To fix this I did the split on unique household IDs, so no household would be included in both datasets. After re-tuning the models appropriately, the validation f1 scores had gone down from 0.96 to 0.65. The submissions scores went up to 0.41, which was not a huge increase, but it was much closer to the validation scores.
The moral of this story is never forget to make sure that your training and validation sets don't contain overlap or leakage, or the validation set becomes useless.
July 17, 2018, 7:34 a.m.
When I began working on this project my intention was to do multi-class classification of the images. To this end I built my graph with logits and a cross-entropy loss function. I soon realized that the decision to do multi-class classification was quite ambitious, and scaled back to doing binary classification into positive and negative. My goal was to implement the multi-class approach once I had the binary approach working reasonably well, so I left the cross entropy in place.
Over the months I have been working on this I have realized that, for many reasons, the multi-class classification was a bad idea. For an academic project it might have made sense, but for any sort of real world use case it made none. There is really no use to outputting a simple classification for something as important as detecting cancer. A much more useful output is the probabilities that each area of the image contains an abnormality as this could aid a radiologist in diagnosing abnormalities rather than completely replacing her. Yet for some reason I never bothered to change the output or the loss function.
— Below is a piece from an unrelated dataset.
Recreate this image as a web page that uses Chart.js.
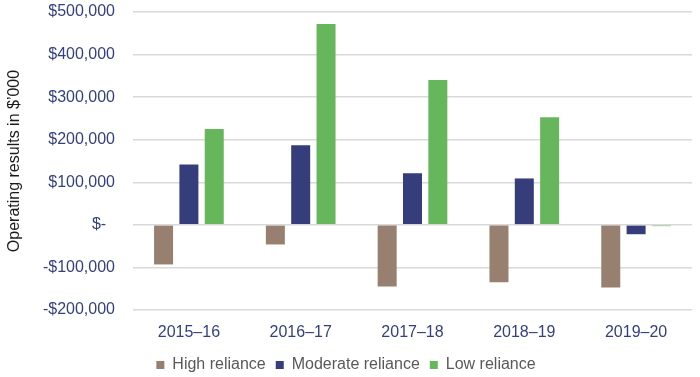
<!DOCTYPE html>
<html>
<head>
<meta charset="utf-8">
<script src="https://cdn.jsdelivr.net/npm/chart.js@4/dist/chart.umd.min.js"></script>
<style>
  html, body { margin: 0; padding: 0; background: #fff; }
  #wrap { width: 700px; height: 377px; }
</style>
</head>
<body>
<div id="wrap"><canvas id="opChart" width="700" height="377"></canvas></div>
<script>
// financial years
var years = ['2015\u201316', '2016\u201317', '2017\u201318', '2018\u201319', '2019\u201320'];

// operating results in $'000
var highReliance = [-93000, -46000, -145000, -135000, -147000];
var moderateReliance = [142000, 187000, 121000, 109000, -22000];
var lowReliance = [225000, 472000, 340000, 253000, -3000];

// y axis range
var yMin = -200000;
var yMax = 500000;
var yStep = 100000;

function money(v) {
  if (v === 0) return '$-  ';
  var s = '$' + Math.abs(v).toLocaleString('en-US');
  return v < 0 ? '-' + s : s;
}

var tickColour = '#333f7f';
var font = { family: 'Liberation Sans, Arial, sans-serif', size: 16 };

new Chart(document.getElementById('opChart'), {
  type: 'bar',
  data: {
    labels: years,
    datasets: [
      { label: 'High reliance', data: highReliance, backgroundColor: '#978070' },
      { label: 'Moderate reliance', data: moderateReliance, backgroundColor: '#353e7b' },
      { label: 'Low reliance', data: lowReliance, backgroundColor: '#66b75b' }
    ]
  },
  options: {
    responsive: false,
    animation: false,
    categoryPercentage: 0.68,
    barPercentage: 0.75,
    layout: { padding: { top: 12, right: 8, left: 0, bottom: -6 } },
    plugins: {
      tooltip: { enabled: false },
      legend: {
        position: 'bottom',
        labels: {
          boxWidth: 8,
          boxHeight: 8,
          padding: 10,
          color: '#595959',
          font: font
        }
      }
    },
    scales: {
      x: {
        afterFit: function (scale) { scale.height = 37; },
        grid: { display: false, drawTicks: false },
        border: { display: false },
        ticks: { color: tickColour, font: font, padding: 13, maxRotation: 0 }
      },
      y: {
        min: yMin,
        max: yMax,
        afterFit: function (scale) { scale.width = 133; },
        // invisible tick marks give the gap between labels and plot
        grid: { color: '#d9d9d9', lineWidth: 1.5, drawTicks: true, tickLength: 18, tickColor: 'rgba(0,0,0,0)' },
        border: { display: false },
        ticks: {
          stepSize: yStep,
          color: tickColour,
          font: font,
          padding: 0,
          callback: function (v) { return money(v); }
        },
        title: {
          display: true,
          text: 'Operating results in $\u2019000',
          color: '#1a1a1a',
          font: font,
          padding: { top: 5, bottom: 0 }
        }
      }
    }
  }
});
</script>
</body>
</html>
The limiting factor on the size of the model has been the GPU memory of the Google Cloud instance I am training this monstrosity on. So I've been trying to optimize the model to run within the RAM constraints and train in a reasonable amount of time. Mostly this has involved trying to keep the number of parameters to a minimum, but today I was looking at the model and realized that the logits were definitely not helping the situation.
For this problem classification was absolutely the wrong approach. We aren't trying to classify the content of the image, we are trying to detect abnormalities. The negative class was not really a separate class, but the absence of any abnormalities, and the graph and the loss function should reflect this. In order to coerce the logits into an output that reflected the reality just described, I put the logits through a softmax and then discarded the negative probability - as I said the negative class doesn't really exist. However the cross entropy function does not know this and it places equal importance on the imaginary negative class as on the positive class (subject to the cross entropy weighting of course.) This means that the gradients placed equal weight on trying to find imaginary "normal" patterns, despite the fact that this information is discarded and never used.
So I reduced the logits layer to one unit, replaced the softmax activation with a sigmoid activation, and replaced the cross entropy with binary cross entropy. And the change has been more impactful than I imagined it would be. The model immediately began performing better than the same model with the logits/cross entropy structure. It seems obvious that this would be the case as now the model can focus on detecting abnormalities rather than wasting half of it's efforts on trying to detect normal patterns.
I am not sure why I waited so long to make this change and my best guess is that I was seduced by the undeniable elegance of the cross entropy loss function. For multi-class classification it is truly a thing of beauty, and I may have been blinded by that into attempting to use it in a situation it was not designed for.